[Code that draws figures]
===

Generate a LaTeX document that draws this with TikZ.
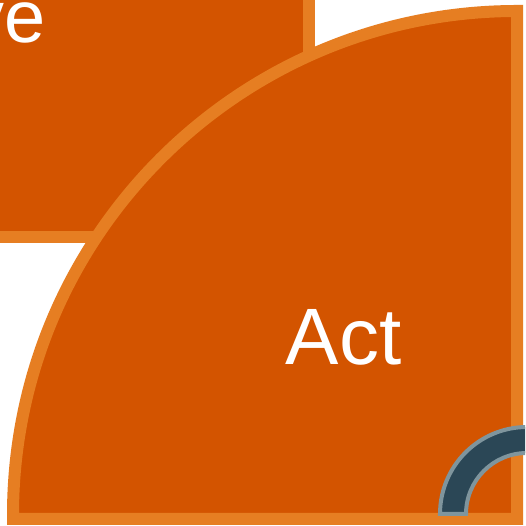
\documentclass[tikz,border=0pt]{standalone}
\usepackage{fontspec}
\setmainfont{Liberation Sans}
\definecolor{pumpkin}{HTML}{D35400}
\definecolor{carrot}{HTML}{E67E22}
\definecolor{slate}{HTML}{2B4756}
\definecolor{slategrey}{HTML}{7F959D}
\tikzset{
  segment/.style={fill=pumpkin, draw=carrot, line width=12pt, line join=miter},
  ringseg/.style={fill=slate, draw=slategrey, line width=4pt},
  label/.style={text=white, inner sep=0pt, font=\fontsize{80}{96}\selectfont}
}
\begin{document}
\begin{tikzpicture}[x=1pt,y=1pt]
\useasboundingbox (0,0) rectangle (525,526);
\clip (0,0) rectangle (525,526);
\fill[white] (0,0) rectangle (525,526);
% upper-left segment
\draw[segment] (-30,560) rectangle (309,289);
\node[label, anchor=base east, font=\fontsize{74}{88}\selectfont] (ve) at (46,483) {ve};
% quarter wedge
\draw[segment] (517,7) -- (13,7) -- (13,11) arc[start angle=180, end angle=90, radius=504] -- cycle;
\node[label, anchor=base] (act) at (343.5,161) {Act};
% inner ring
\draw[ringseg] (440,12) arc[start angle=180, end angle=0, radius=87] -- (588,12) arc[start angle=0, end angle=180, radius=61] -- cycle;
\end{tikzpicture}
\end{document}
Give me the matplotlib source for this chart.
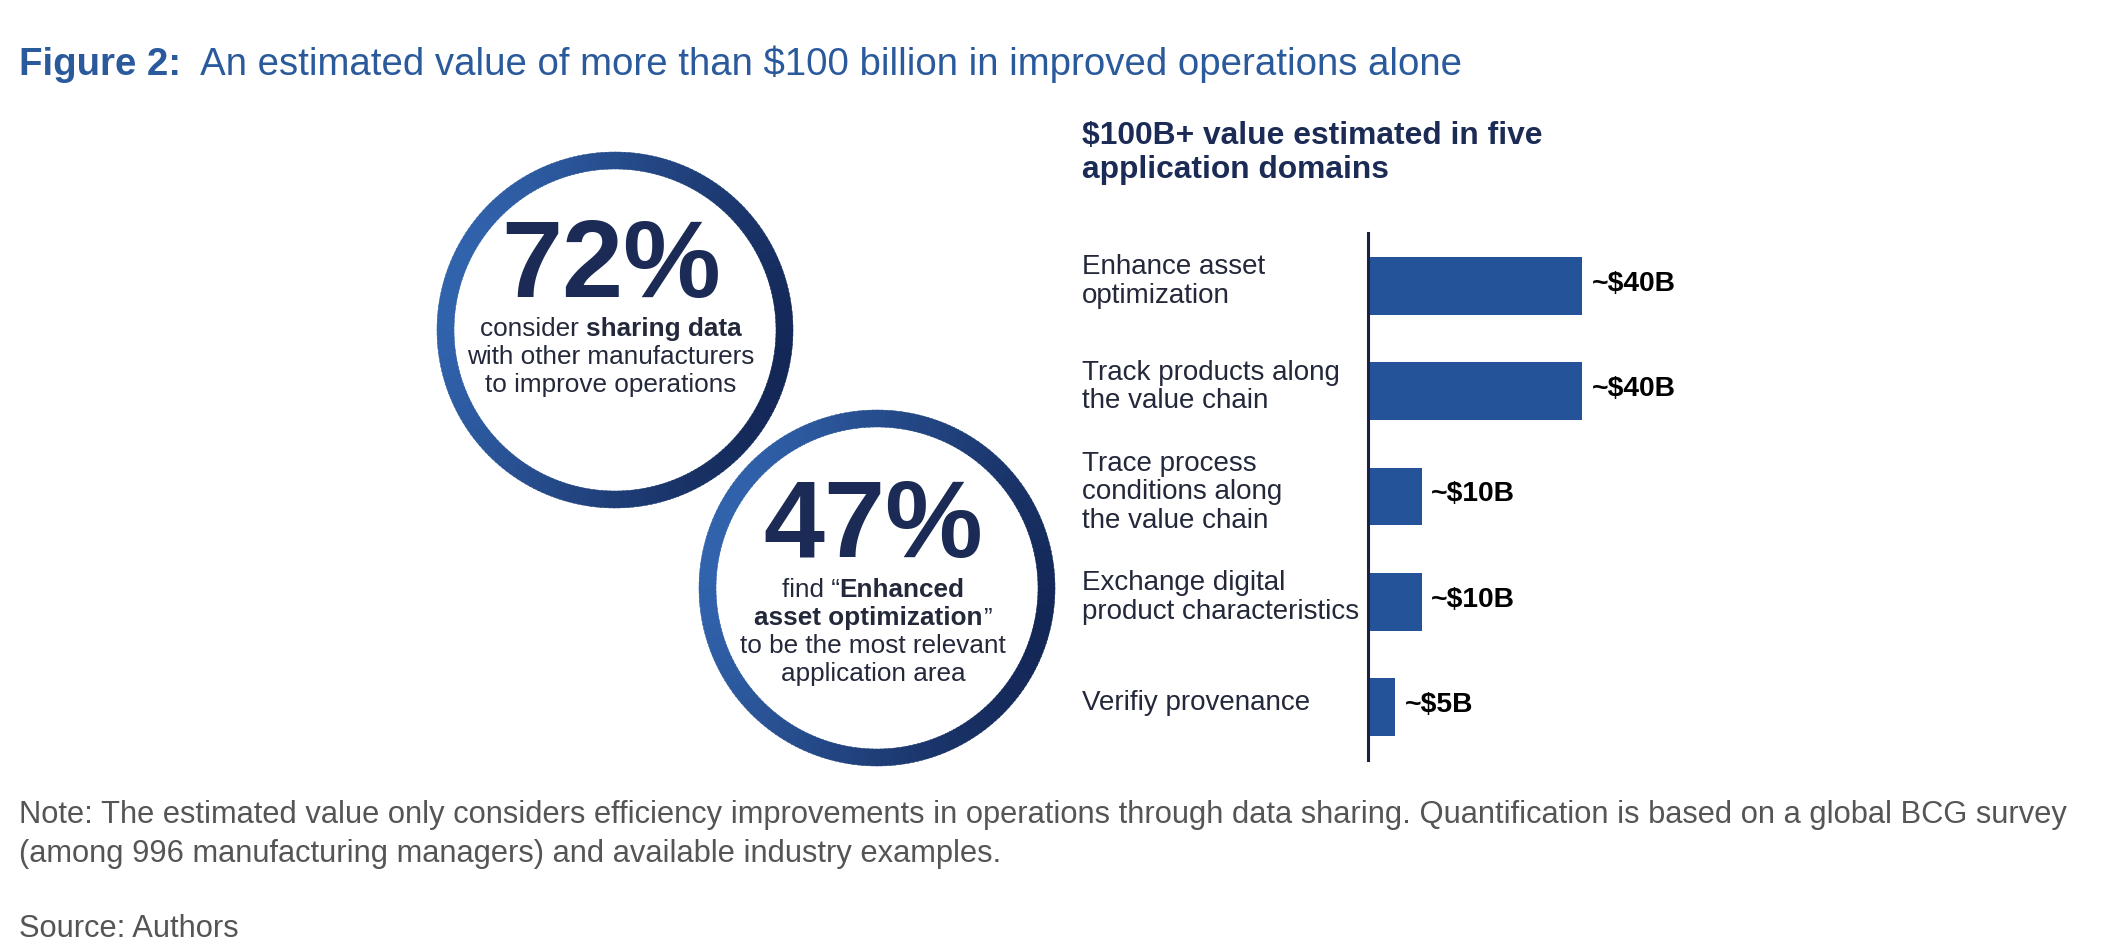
"""
Figure 2 recreation: two stat circles plus horizontal bars of value by domain.
"""
import numpy as np
import matplotlib.pyplot as plt
from matplotlib.patches import Wedge
from matplotlib import transforms
from matplotlib.colors import to_rgb

plt.rcParams['font.family'] = ['Liberation Sans', 'DejaVu Sans']

# ---- data ----
title_bold = "Figure 2:"
title_rest = "  An estimated value of more than $100 billion in improved operations alone"
bar_title = "$100B+ value estimated in five\napplication domains"
categories = [
    "Enhance asset\noptimization",
    "Track products along\nthe value chain",
    "Trace process\nconditions along\nthe value chain",
    "Exchange digital\nproduct characteristics",
    "Verifiy provenance",
]
values = [40, 40, 10, 10, 5]
value_labels = ["~$40B", "~$40B", "~$10B", "~$10B", "~$5B"]

stat_numbers = ["72%", "47%"]
stat_lines = [
    [[("consider ", "normal"), ("sharing data", "bold")],
     [("with other manufacturers", "normal")],
     [("to improve operations", "normal")]],
    [[("find \u201c", "normal"), ("Enhanced", "bold")],
     [("asset optimization", "bold"), ("\u201d", "normal")],
     [("to be the most relevant", "normal")],
     [("application area", "normal")]],
]
note_lines = [
    "Note: The estimated value only considers efficiency improvements in operations through data sharing. Quantification is based on a global BCG survey",
    "(among 996 manufacturing managers) and available industry examples.",
]
source_text = "Source: Authors"

# ---- style ----
W, H = 2118, 952
BLUE = "#2a5a9c"
NAVY = "#1b2b55"
TEXT = "#23283a"
BAR = "#25539a"
RING_LIGHT = "#3163ad"
RING_DARK = "#142858"

fig = plt.figure(figsize=(W / 100, H / 100), dpi=100)
fig.patch.set_facecolor("white")
canvas = fig.add_axes([0, 0, 1, 1])
canvas.set_xlim(0, W)
canvas.set_ylim(H, 0)
canvas.axis("off")
renderer = fig.canvas.get_renderer()


def text_width(s, size, weight):
    t = canvas.text(0, 0, s + "|", fontsize=size, fontweight=weight)
    b = canvas.text(0, 0, "|", fontsize=size, fontweight=weight)
    w = t.get_window_extent(renderer).width - b.get_window_extent(renderer).width
    t.remove()
    b.remove()
    return w


def draw_runs(x, yc, runs, size, color, ha="center"):
    em = size * 100 / 72
    base = yc + 0.36 * em
    widths = [text_width(s, size, wt) for s, wt in runs]
    x0 = x - sum(widths) / 2 if ha == "center" else x
    for (s, wt), w in zip(runs, widths):
        canvas.text(x0, base, s, fontsize=size, fontweight=wt, color=color,
                    ha="left", va="baseline")
        x0 += w


def ring(cx, cy, r_out, thick, n=240):
    c0, c1 = np.array(to_rgb(RING_LIGHT)), np.array(to_rgb(RING_DARK))
    edges = np.linspace(0, 360, n + 1)
    for a0, a1 in zip(edges[:-1], edges[1:]):
        mid = np.radians((a0 + a1) / 2)
        t = (1 + np.cos(mid - np.radians(15))) / 2
        col = c0 + (c1 - c0) * t
        canvas.add_patch(Wedge((cx, cy), r_out, a0, a1 + 0.3, width=thick,
                               facecolor=col, edgecolor=col, linewidth=0.3))


# title
draw_runs(19, 61, [(title_bold, "bold"), (title_rest, "normal")], 27.6, BLUE, ha="left")

# circles
centers = [(615, 330), (877, 588)]
num_y = [258, 517]
line_y0 = [327, 588]
for (cx, cy), num, lines, ny, ly in zip(centers, stat_numbers, stat_lines, num_y, line_y0):
    ring(cx, cy, 178, 17)
    draw_runs(cx - 4, ny, [(num, "bold")], 79, NAVY)
    for k, runs in enumerate(lines):
        draw_runs(cx - 4, ly + k * 27.8, runs, 18.8, TEXT)

# bar chart
ax = fig.add_axes([1368 / W, 1 - 760 / H, 321 / W, 527 / H])
ax.set_facecolor("none")
ypos = np.arange(len(categories))
ax.barh(ypos, values, height=0.55, color=BAR)
ax.set_xlim(0, 60)
ax.set_ylim(len(categories) - 0.5, -0.5)
for s in ["top", "right", "bottom"]:
    ax.spines[s].set_visible(False)
ax.spines["left"].set_color("#1b2140")
ax.spines["left"].set_linewidth(2.2)
ax.set_xticks([])
ax.set_yticks([])
lab_tr = transforms.blended_transform_factory(ax.transAxes, ax.transData)
for y, lab in zip(ypos, categories):
    ax.text((1082 - 1368) / 321, y - 0.04, lab, transform=lab_tr, ha="left", va="center",
            fontsize=20, color=TEXT, linespacing=1.12)
for y, v, lab in zip(ypos, values, value_labels):
    ax.annotate(lab, xy=(v, y), xytext=(7, 1.5), textcoords="offset points",
                ha="left", va="center", fontsize=20.3, fontweight="bold", color="black")

canvas.text(1082, 153, bar_title, fontsize=22.9, fontweight="bold", color=NAVY,
            ha="left", va="center", linespacing=1.18)

# notes
for k, line in enumerate(note_lines):
    draw_runs(19, 812 + k * 39, [(line, "normal")], 22.2, "#555555", ha="left")
draw_runs(19, 926, [(source_text, "normal")], 22.2, "#555555", ha="left")

fig.savefig("out.png", dpi=100, facecolor="white")
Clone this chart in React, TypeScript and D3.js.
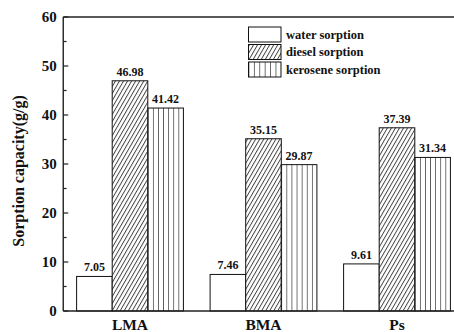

===

**EXERCISE AIM:** Repeat the data in full and exactly. Omit pictures.

**RESULT OF THIS TASK:**
Generate a LaTeX document that draws this with TikZ.
\documentclass[tikz,border=0pt]{standalone}
\usepackage{fontspec}
\setmainfont{Liberation Sans}
\definecolor{pumpkin}{HTML}{D35400}
\definecolor{carrot}{HTML}{E67E22}
\definecolor{slate}{HTML}{2B4756}
\definecolor{slategrey}{HTML}{7F959D}
\tikzset{
  segment/.style={fill=pumpkin, draw=carrot, line width=12pt, line join=miter},
  ringseg/.style={fill=slate, draw=slategrey, line width=4pt},
  label/.style={text=white, inner sep=0pt, font=\fontsize{80}{96}\selectfont}
}
\begin{document}
\begin{tikzpicture}[x=1pt,y=1pt]
\useasboundingbox (0,0) rectangle (525,526);
\clip (0,0) rectangle (525,526);
\fill[white] (0,0) rectangle (525,526);
% upper-left segment
\draw[segment] (-30,560) rectangle (309,289);
\node[label, anchor=base east, font=\fontsize{74}{88}\selectfont] (ve) at (46,483) {ve};
% quarter wedge
\draw[segment] (517,7) -- (13,7) -- (13,11) arc[start angle=180, end angle=90, radius=504] -- cycle;
\node[label, anchor=base] (act) at (343.5,161) {Act};
% inner ring
\draw[ringseg] (440,12) arc[start angle=180, end angle=0, radius=87] -- (588,12) arc[start angle=0, end angle=180, radius=61] -- cycle;
\end{tikzpicture}
\end{document}
Give me the matplotlib source for this chart.
"""
Figure 2 recreation: two stat circles plus horizontal bars of value by domain.
"""
import numpy as np
import matplotlib.pyplot as plt
from matplotlib.patches import Wedge
from matplotlib import transforms
from matplotlib.colors import to_rgb

plt.rcParams['font.family'] = ['Liberation Sans', 'DejaVu Sans']

# ---- data ----
title_bold = "Figure 2:"
title_rest = "  An estimated value of more than $100 billion in improved operations alone"
bar_title = "$100B+ value estimated in five\napplication domains"
categories = [
    "Enhance asset\noptimization",
    "Track products along\nthe value chain",
    "Trace process\nconditions along\nthe value chain",
    "Exchange digital\nproduct characteristics",
    "Verifiy provenance",
]
values = [40, 40, 10, 10, 5]
value_labels = ["~$40B", "~$40B", "~$10B", "~$10B", "~$5B"]

stat_numbers = ["72%", "47%"]
stat_lines = [
    [[("consider ", "normal"), ("sharing data", "bold")],
     [("with other manufacturers", "normal")],
     [("to improve operations", "normal")]],
    [[("find \u201c", "normal"), ("Enhanced", "bold")],
     [("asset optimization", "bold"), ("\u201d", "normal")],
     [("to be the most relevant", "normal")],
     [("application area", "normal")]],
]
note_lines = [
    "Note: The estimated value only considers efficiency improvements in operations through data sharing. Quantification is based on a global BCG survey",
    "(among 996 manufacturing managers) and available industry examples.",
]
source_text = "Source: Authors"

# ---- style ----
W, H = 2118, 952
BLUE = "#2a5a9c"
NAVY = "#1b2b55"
TEXT = "#23283a"
BAR = "#25539a"
RING_LIGHT = "#3163ad"
RING_DARK = "#142858"

fig = plt.figure(figsize=(W / 100, H / 100), dpi=100)
fig.patch.set_facecolor("white")
canvas = fig.add_axes([0, 0, 1, 1])
canvas.set_xlim(0, W)
canvas.set_ylim(H, 0)
canvas.axis("off")
renderer = fig.canvas.get_renderer()


def text_width(s, size, weight):
    t = canvas.text(0, 0, s + "|", fontsize=size, fontweight=weight)
    b = canvas.text(0, 0, "|", fontsize=size, fontweight=weight)
    w = t.get_window_extent(renderer).width - b.get_window_extent(renderer).width
    t.remove()
    b.remove()
    return w


def draw_runs(x, yc, runs, size, color, ha="center"):
    em = size * 100 / 72
    base = yc + 0.36 * em
    widths = [text_width(s, size, wt) for s, wt in runs]
    x0 = x - sum(widths) / 2 if ha == "center" else x
    for (s, wt), w in zip(runs, widths):
        canvas.text(x0, base, s, fontsize=size, fontweight=wt, color=color,
                    ha="left", va="baseline")
        x0 += w


def ring(cx, cy, r_out, thick, n=240):
    c0, c1 = np.array(to_rgb(RING_LIGHT)), np.array(to_rgb(RING_DARK))
    edges = np.linspace(0, 360, n + 1)
    for a0, a1 in zip(edges[:-1], edges[1:]):
        mid = np.radians((a0 + a1) / 2)
        t = (1 + np.cos(mid - np.radians(15))) / 2
        col = c0 + (c1 - c0) * t
        canvas.add_patch(Wedge((cx, cy), r_out, a0, a1 + 0.3, width=thick,
                               facecolor=col, edgecolor=col, linewidth=0.3))


# title
draw_runs(19, 61, [(title_bold, "bold"), (title_rest, "normal")], 27.6, BLUE, ha="left")

# circles
centers = [(615, 330), (877, 588)]
num_y = [258, 517]
line_y0 = [327, 588]
for (cx, cy), num, lines, ny, ly in zip(centers, stat_numbers, stat_lines, num_y, line_y0):
    ring(cx, cy, 178, 17)
    draw_runs(cx - 4, ny, [(num, "bold")], 79, NAVY)
    for k, runs in enumerate(lines):
        draw_runs(cx - 4, ly + k * 27.8, runs, 18.8, TEXT)

# bar chart
ax = fig.add_axes([1368 / W, 1 - 760 / H, 321 / W, 527 / H])
ax.set_facecolor("none")
ypos = np.arange(len(categories))
ax.barh(ypos, values, height=0.55, color=BAR)
ax.set_xlim(0, 60)
ax.set_ylim(len(categories) - 0.5, -0.5)
for s in ["top", "right", "bottom"]:
    ax.spines[s].set_visible(False)
ax.spines["left"].set_color("#1b2140")
ax.spines["left"].set_linewidth(2.2)
ax.set_xticks([])
ax.set_yticks([])
lab_tr = transforms.blended_transform_factory(ax.transAxes, ax.transData)
for y, lab in zip(ypos, categories):
    ax.text((1082 - 1368) / 321, y - 0.04, lab, transform=lab_tr, ha="left", va="center",
            fontsize=20, color=TEXT, linespacing=1.12)
for y, v, lab in zip(ypos, values, value_labels):
    ax.annotate(lab, xy=(v, y), xytext=(7, 1.5), textcoords="offset points",
                ha="left", va="center", fontsize=20.3, fontweight="bold", color="black")

canvas.text(1082, 153, bar_title, fontsize=22.9, fontweight="bold", color=NAVY,
            ha="left", va="center", linespacing=1.18)

# notes
for k, line in enumerate(note_lines):
    draw_runs(19, 812 + k * 39, [(line, "normal")], 22.2, "#555555", ha="left")
draw_runs(19, 926, [(source_text, "normal")], 22.2, "#555555", ha="left")

fig.savefig("out.png", dpi=100, facecolor="white")
Clone this chart in React, TypeScript and D3.js.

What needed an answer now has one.